Venezuelan opposition leader Leopoldo Lopez and his wife Lilian Tintori arrive at the National Assembly to attend the inauguration of Ecuadorean President-elect Guillermo Lasso, in Quito, on May 24, 2021.

López, who is currently on a tour of Latin America to meet foreign leaders, has expressed his confidence in the Spanish justice system.

“Faced with the persecution of the Maduro dictatorship, now reflected in an illegal petition for extradition, I will put myself at the disposition of the justice system, in a country with democratic institutions, separation of powers and justice and in which I have confidence,” he tweeted.

Manipulation

Analysts suggest that the extradition request is an attempt by Maduro to split the opposition in Venezuela ahead of regional elections in November.

“With elections later this year, Maduro has allowed two members of the opposition into a body called the National Forum,” Ana Ayuso, a Latin American specialist at the CIDOB think-tank in Barcelona, told VOA.

“At the same time, he wants to take a hard line against López and carry on splitting the opposition.”

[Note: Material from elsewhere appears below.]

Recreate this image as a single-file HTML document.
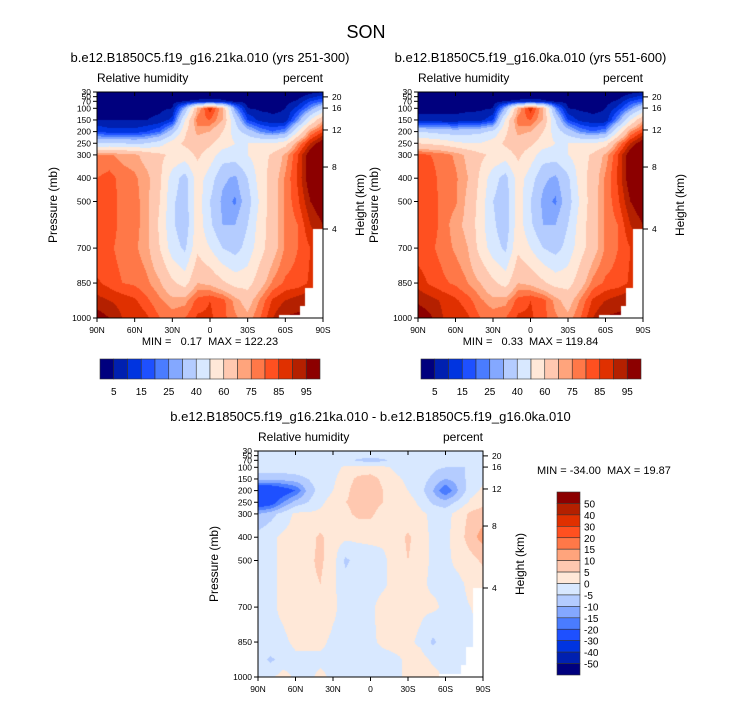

FILE - Venezuela's President Nicolas Maduro speaks to supporters during a closing campaign rally for National Assembly elections in Caracas, Venezuela, Dec. 3, 2020.
FILE - Venezuela's President Nicolas Maduro speaks to supporters during a closing campaign rally for National Assembly elections in Caracas, Venezuela, Dec. 3, 2020.

However, other experts believe Maduro wants to use the López extradition request to level criticism at the international community, principally the United States and the European Union.

Carlos Malamud, a senior investigator who specializes in Latin America at the Real Elcano Institute, a research organization in Madrid, believes if the request is refused, Caracas will try to use it to claim that the international community does not respect human rights.

“This [extradition request] forms part of the line from Caracas that the international community does not abide by human rights,” he told VOA in an interview.

“I do not see much chance of this prospering. For Spain to grant this extradition request to Caracas would break ranks with Spain's European allies and with the United States,” Malamud said.